Personally, I would like to discuss whether we can separate the behaviour of flagser more clearly between the two options. One idea would be to add another parameter which indicates how the input should be interpreted (filtration or not) – e.g. one could have persistence=True or persistence=False. The return values would also be different, e.g. why return Betti numbers when persistence=True? One could only return barcodes then.

I am hopeful that this would kill two birds with one stone: clarify the purpose of the flagser function, and remove ambiguities about the treatment of input. When persistence=True, one could decide on a standard for sparse matrices where absent entries mean infinite weights and zero weights need to be explicitly set (btw, on this point, I would also argue that diagonal weights should be explicitly set to zero even in the sparse case, but we can discuss this separately).

In my opinion, your example would not be relevant in the case persistence=True as a two-step filtration where everything is present in the second step is better thought about as not a filtration at all. So one would not want to compute the barcode in such a case, and rather only "static" information. When persistence=False it would be natural for False to behave as np.inf (absent edge) so there is no tension.

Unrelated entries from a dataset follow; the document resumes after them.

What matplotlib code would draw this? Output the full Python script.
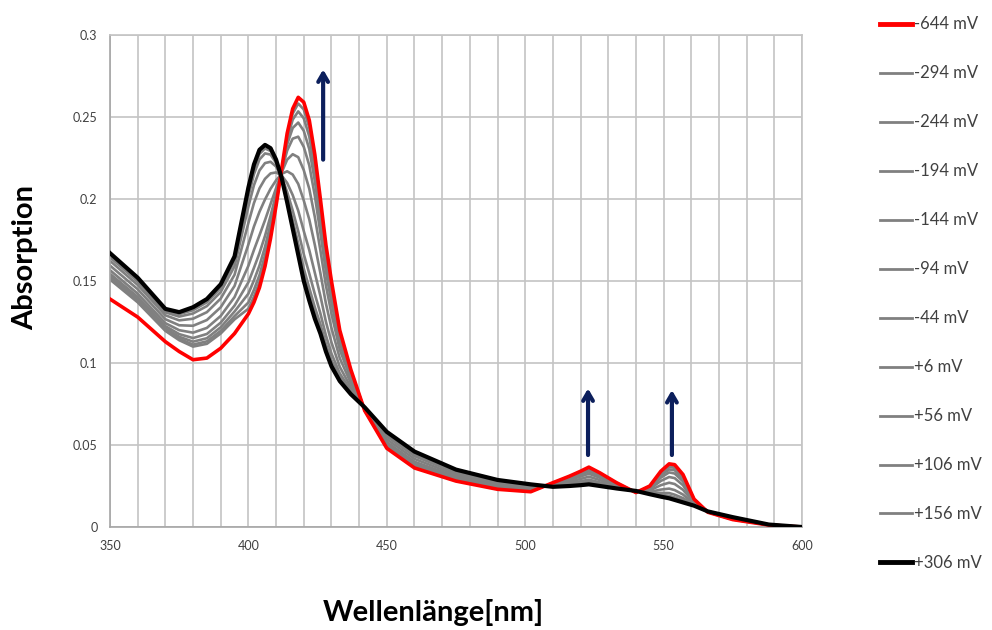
import matplotlib
matplotlib.use("Agg")
import matplotlib.pyplot as plt
from matplotlib.lines import Line2D
from matplotlib.ticker import MultipleLocator

plt.rcParams['font.family'] = ['Lato', 'DejaVu Sans']

# Wavelength grid (nm)
wavelength = [350, 360, 370, 375, 380, 385, 390, 395,
              400, 402, 404, 406, 408, 410, 412, 414, 416, 418, 420, 422, 424, 426, 428, 430,
              433, 437, 442, 450, 460, 475, 490,
              502, 510, 516, 520, 523, 527, 533,
              540, 545, 549, 552, 554, 557, 561, 566,
              575, 588, 600]

# Absorption spectra per applied potential
abs_m644 = [0.139, 0.128, 0.113, 0.107, 0.102, 0.103, 0.109, 0.118,
            0.130, 0.137, 0.146, 0.159, 0.176, 0.196, 0.218, 0.240, 0.255, 0.262, 0.259, 0.248, 0.227, 0.200, 0.172, 0.150,
            0.120, 0.096, 0.071, 0.048, 0.036, 0.028, 0.023,
            0.0215, 0.027, 0.031, 0.034, 0.0365, 0.033, 0.027,
            0.021, 0.025, 0.034, 0.0385, 0.038, 0.032, 0.017, 0.009,
            0.0045, 0.0012, 0.0]
abs_m294 = [0.1509, 0.1370, 0.1196, 0.1139, 0.1100, 0.1117, 0.1180, 0.1266,
            0.1331, 0.1404, 0.1494, 0.1620, 0.1782, 0.1971, 0.2178, 0.2383, 0.2521, 0.2582, 0.2546, 0.2436, 0.2230, 0.1967, 0.1694, 0.1479,
            0.1188, 0.0954, 0.0711, 0.0484, 0.0364, 0.0283, 0.0232,
            0.0217, 0.0269, 0.0308, 0.0337, 0.0361, 0.0327, 0.0269,
            0.0210, 0.0248, 0.0334, 0.0377, 0.0371, 0.0313, 0.0168, 0.0090,
            0.0046, 0.0012, 0.0]
abs_m244 = [0.1517, 0.1378, 0.1203, 0.1148, 0.1112, 0.1132, 0.1196, 0.1286,
            0.1369, 0.1446, 0.1536, 0.1657, 0.1809, 0.1985, 0.2176, 0.2362, 0.2484, 0.2534, 0.2492, 0.2381, 0.2180, 0.1926, 0.1662, 0.1453,
            0.1172, 0.0947, 0.0712, 0.0489, 0.0369, 0.0286, 0.0235,
            0.0219, 0.0268, 0.0305, 0.0332, 0.0356, 0.0323, 0.0267,
            0.0211, 0.0246, 0.0326, 0.0366, 0.0361, 0.0305, 0.0166, 0.0090,
            0.0046, 0.0012, 0.0]
abs_m194 = [0.1529, 0.1389, 0.1212, 0.1160, 0.1130, 0.1151, 0.1218, 0.1314,
            0.1423, 0.1504, 0.1594, 0.1708, 0.1848, 0.2005, 0.2172, 0.2333, 0.2433, 0.2466, 0.2416, 0.2304, 0.2110, 0.1869, 0.1616, 0.1417,
            0.1150, 0.0936, 0.0713, 0.0496, 0.0376, 0.0291, 0.0239,
            0.0222, 0.0266, 0.0300, 0.0326, 0.0348, 0.0317, 0.0264,
            0.0212, 0.0242, 0.0315, 0.0351, 0.0346, 0.0293, 0.0164, 0.0091,
            0.0047, 0.0012, 0.0]
abs_m144 = [0.1544, 0.1403, 0.1225, 0.1176, 0.1152, 0.1177, 0.1246, 0.1350,
            0.1492, 0.1580, 0.1670, 0.1775, 0.1897, 0.2030, 0.2168, 0.2295, 0.2368, 0.2380, 0.2318, 0.2205, 0.2020, 0.1795, 0.1558, 0.1370,
            0.1123, 0.0923, 0.0715, 0.0505, 0.0385, 0.0297, 0.0244,
            0.0226, 0.0264, 0.0295, 0.0319, 0.0339, 0.0310, 0.0261,
            0.0213, 0.0238, 0.0301, 0.0333, 0.0326, 0.0278, 0.0160, 0.0091,
            0.0049, 0.0013, 0.0]
abs_m94 = [0.1566, 0.1423, 0.1243, 0.1200, 0.1185, 0.1214, 0.1287, 0.1402,
           0.1593, 0.1689, 0.1779, 0.1871, 0.1969, 0.2066, 0.2161, 0.2240, 0.2273, 0.2255, 0.2176, 0.2062, 0.1890, 0.1688, 0.1473, 0.1302,
           0.1082, 0.0903, 0.0718, 0.0518, 0.0398, 0.0307, 0.0252,
           0.0232, 0.0261, 0.0287, 0.0308, 0.0325, 0.0300, 0.0257,
           0.0214, 0.0231, 0.0281, 0.0305, 0.0298, 0.0255, 0.0155, 0.0092,
           0.0051, 0.0013, 0.0]
abs_m44 = [0.1594, 0.1450, 0.1267, 0.1230, 0.1227, 0.1262, 0.1340, 0.1470,
           0.1723, 0.1832, 0.1922, 0.1997, 0.2062, 0.2114, 0.2153, 0.2169, 0.2149, 0.2092, 0.1991, 0.1875, 0.1720, 0.1549, 0.1363, 0.1214,
           0.1030, 0.0878, 0.0721, 0.0535, 0.0415, 0.0318, 0.0261,
           0.0240, 0.0256, 0.0277, 0.0293, 0.0307, 0.0286, 0.0251,
           0.0216, 0.0223, 0.0255, 0.0270, 0.0262, 0.0227, 0.0148, 0.0093,
           0.0053, 0.0014, 0.0]
abs_p6 = [0.1623, 0.1476, 0.1291, 0.1260, 0.1270, 0.1310, 0.1393, 0.1538,
          0.1854, 0.1975, 0.2065, 0.2123, 0.2156, 0.2162, 0.2144, 0.2098, 0.2024, 0.1929, 0.1805, 0.1688, 0.1550, 0.1410, 0.1252, 0.1126,
          0.0977, 0.0852, 0.0724, 0.0552, 0.0432, 0.0330, 0.0271,
          0.0247, 0.0252, 0.0267, 0.0279, 0.0289, 0.0272, 0.0245,
          0.0217, 0.0214, 0.0228, 0.0234, 0.0225, 0.0198, 0.0141, 0.0094,
          0.0056, 0.0014, 0.0]
abs_p56 = [0.1645, 0.1497, 0.1309, 0.1283, 0.1302, 0.1347, 0.1433, 0.1590,
           0.1954, 0.2084, 0.2174, 0.2219, 0.2227, 0.2198, 0.2138, 0.2043, 0.1930, 0.1804, 0.1664, 0.1545, 0.1420, 0.1303, 0.1168, 0.1058,
           0.0937, 0.0833, 0.0727, 0.0565, 0.0445, 0.0339, 0.0278,
           0.0253, 0.0249, 0.0259, 0.0268, 0.0276, 0.0262, 0.0240,
           0.0219, 0.0208, 0.0208, 0.0207, 0.0197, 0.0176, 0.0136, 0.0094,
           0.0058, 0.0015, 0.0]
abs_p106 = [0.1658, 0.1509, 0.1320, 0.1298, 0.1322, 0.1370, 0.1458, 0.1622,
            0.2016, 0.2151, 0.2241, 0.2278, 0.2271, 0.2220, 0.2134, 0.2009, 0.1871, 0.1727, 0.1576, 0.1457, 0.1340, 0.1237, 0.1116, 0.1016,
            0.0912, 0.0821, 0.0729, 0.0573, 0.0453, 0.0345, 0.0283,
            0.0257, 0.0247, 0.0254, 0.0261, 0.0267, 0.0256, 0.0237,
            0.0219, 0.0204, 0.0196, 0.0190, 0.0180, 0.0162, 0.0133, 0.0095,
            0.0059, 0.0015, 0.0]
abs_p156 = [0.1665, 0.1515, 0.1326, 0.1305, 0.1332, 0.1381, 0.1471, 0.1638,
            0.2047, 0.2185, 0.2275, 0.2308, 0.2293, 0.2232, 0.2132, 0.1993, 0.1842, 0.1689, 0.1533, 0.1413, 0.1300, 0.1205, 0.1090, 0.0996,
            0.0899, 0.0815, 0.0729, 0.0577, 0.0457, 0.0348, 0.0285,
            0.0259, 0.0246, 0.0252, 0.0258, 0.0263, 0.0252, 0.0236,
            0.0220, 0.0202, 0.0190, 0.0181, 0.0171, 0.0155, 0.0131, 0.0095,
            0.0060, 0.0015, 0.0]
abs_p306 = [0.167, 0.152, 0.133, 0.131, 0.134, 0.139, 0.148, 0.165,
            0.207, 0.221, 0.230, 0.233, 0.231, 0.224, 0.213, 0.198, 0.182, 0.166, 0.150, 0.138, 0.127, 0.118, 0.107, 0.098,
            0.089, 0.081, 0.073, 0.058, 0.046, 0.035, 0.0287,
            0.026, 0.0245, 0.025, 0.0255, 0.026, 0.025, 0.0235,
            0.022, 0.020, 0.0185, 0.0175, 0.0165, 0.015, 0.013, 0.0095,
            0.006, 0.0015, 0.0]

potential_labels = ['-644 mV', '-294 mV', '-244 mV', '-194 mV', '-144 mV', '-94 mV',
                    '-44 mV', '+6 mV', '+56 mV', '+106 mV', '+156 mV', '+306 mV']
spectra = [abs_m644, abs_m294, abs_m244, abs_m194, abs_m144, abs_m94,
           abs_m44, abs_p6, abs_p56, abs_p106, abs_p156, abs_p306]

# Arrows marking the growing bands (x, y_start, y_end)
arrow_x = [427, 522.7, 553]
arrow_y0 = [0.224, 0.0439, 0.0439]
arrow_y1 = [0.279, 0.0845, 0.0835]

fig = plt.figure(figsize=(9.92, 6.30), dpi=100)
ax = fig.add_axes([110 / 992, 1 - 527 / 630, 692 / 992, 492 / 630])

grid_col = '#c4c4c4'
ax.set_xlim(350, 600)
ax.set_ylim(0, 0.3)
ax.xaxis.set_major_locator(MultipleLocator(50))
ax.xaxis.set_minor_locator(MultipleLocator(10))
ax.yaxis.set_major_locator(MultipleLocator(0.05))
ax.grid(True, which='both', axis='x', color=grid_col, lw=1.2)
ax.grid(True, which='major', axis='y', color=grid_col, lw=1.2)
ax.set_axisbelow(True)
for s in ax.spines.values():
    s.set_color(grid_col)
    s.set_linewidth(1.2)
ax.spines['left'].set_color('#a6a6a6')
ax.spines['bottom'].set_color('#a6a6a6')
ax.tick_params(which='both', length=0, labelsize=9, colors='#404040', pad=9)
ax.set_yticks([0, 0.05, 0.1, 0.15, 0.2, 0.25, 0.3])
ax.set_yticklabels(['0', '0.05', '0.1', '0.15', '0.2', '0.25', '0.3'])

handles = []
n = len(spectra)
# intermediates first, then reduced (red), oxidized (black) on top
for i, (lab, y) in enumerate(zip(potential_labels, spectra)):
    if i == 0:
        col, lw, z = '#ff0000', 2.6, 3
    elif i == n - 1:
        col, lw, z = '#000000', 3.0, 4
    else:
        col, lw, z = '#808080', 1.9, 2
    ax.plot(wavelength, y, color=col, lw=lw, zorder=z, solid_joinstyle='round')
    handles.append(Line2D([0], [0], color=col, lw=(3.5 if i in (0, n - 1) else 2.0)))

for x, y0, y1 in zip(arrow_x, arrow_y0, arrow_y1):
    ax.annotate('', xy=(x, y1), xytext=(x, y0),
                arrowprops=dict(arrowstyle='->,head_length=0.6,head_width=0.35',
                                color='#0c1f5c', lw=3.0, shrinkA=0, shrinkB=0),
                zorder=6)

fig.text(433 / 992, 1 - 613 / 630, 'Wellenlänge[nm]', ha='center', va='center',
         fontsize=21, fontweight='bold', color='#000000')
fig.text(25 / 992, 1 - 258 / 630, 'Absorption', ha='center', va='center',
         rotation=90, fontsize=21, fontweight='bold', color='#000000')

fig.legend(handles, potential_labels, loc='upper left',
           bbox_to_anchor=(872 / 992, 1 - 8 / 630), frameon=False,
           fontsize=12, handlelength=1.9, handletextpad=0.15,
           labelspacing=1.98, borderpad=0, labelcolor='#404040')

fig.savefig('out.png', dpi=100)
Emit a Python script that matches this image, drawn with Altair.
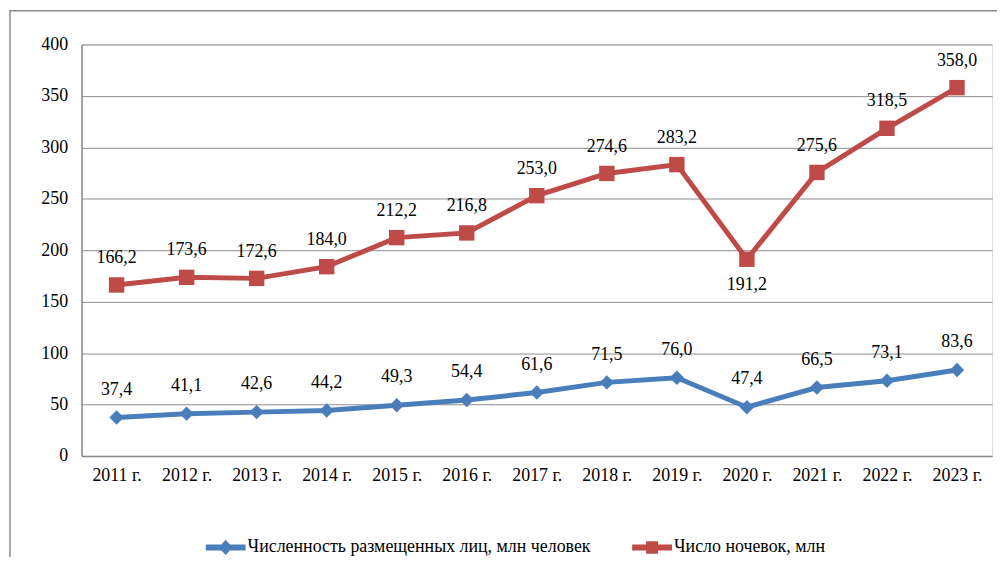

The problem arguably remains that for int dtypes, there is no np.inf either. Thus, something else should denote the absence of an edge when persistence=False and the input is an ndarray. The obvious candidate is 0 because this is consistent with False in the boolean case. This would be OK for sparse matrices too as most of the time people assume absent entries are 0, but is at odds with the presence of explicitly set zeros in the case when persistence=False. So I'm not claiming the proposed solution is perfect yet.

[gtauzin]

@ulupo Thanks for the input!

The betti numbers outputed by flagser corresponds to the number of infinite bars. I think it can be of interest in both cases (filtration or not). If you imagine that the input graph is a distance matrix thresholded by a max_edge_length that corresponds to a good guess for the homology of the VR complex at that value to be the same than the homology of the underlying manifold the point clouds are being sampled from. Then it outputs meaningful betti numbers.

Before going any further, I would argue that the current solution already on master needs to be made into a release ASAP. The current version, v0.2.1 is almost unusable. If we do not agree on a solution now, I believe we should go forward with #32 and then #31. And then implement a nicer solution.

That being said, let me summarize here the situation because it is getting quite complex for me to follow. We have different cases (dtype, format, persistence, and diagonal).

If dtype = float: persistence = True: It is reasonable to think the user wants persistence. If not, the user can easily change its dtype to bool. We can leave the responsability to the user to pass the right boolean matrix as an input to flagser.

• If format = np.ndarray: Both 0 and np.inf are possible and denote respectively 0-weighted edges and no edges.

• If format = np.ndarray: Explicit 0 and implicit 0 denote respectively 0-weighted edges and no edges.

• The behavior on and off diagonal is the same.

If dtype = int: persistence = True: It is also reasonable to think the user wants persistence. If not, the user can easily change its dtype to bool. We can leave the responsability to the user to pass the right boolean matrix as an input to flagser.

• If format = np.ndarray: np.inf is not possible and 0 should most likely denote 0-weighted edges.

• If format = np.ndarray: Explicit 0 and implicit 0 are both possible and could denote respectively 0-weighted edges and no edges.

If dtype = bool: persistence = False: It is reasonable to think the user does not want persistence.

• If format = np.ndarray: np.inf is not possible. But as persistence = True, it does not matter. False means no edge off diagonal and False-weight on-diagonal.

• If format = np.ndarray: Explicit False and implicit False are both possible but both mean the same. False means no edge off diagonal and False-weight on-diagonal.

Laying down all possibilities, it seems to me that the value of persistence can always reasonably be inferred from the matrix dtype. The actual problem we are facing is only with dtype = int!

I believe we should forget about the infinite_weight mask and allow np.inf when dtype = float and then forbid the user to pass a matrix with dtype = int.

[ulupo]

@gtauzin so if I understand correctly you are arguing that while a persistence parameter would help remove ambiguities, another way consists of: 1) disallowing int array input; 2) establishing the rule that float is the only dtype associated to persistence (and cannot be used for "static" computations), while bool is always associated to "static" computations (and cannot be used for persistence).

Concerning 2), I am a bit confused by the statements "False means [...] 0-weight on-diagonal" in the dtype=bool case. Surely, if bool types are always associated to no persistence, we should not be talking about weights?

So far, I thought it would be good to support int data types for both filtered and unfiltered situations. In the filtered case, ints are special instances of real numbers so the same logic can apply (modulo issues with np.inf), and int arrays are more light-weight than their float counterparts (performance). In the unfiltered case, one can see True as corresponding to 1 and False to 0. I agree this second point is weaker. And the first point may be moot also if e.g. C++ flagser always converts weights to floats (is that the case?).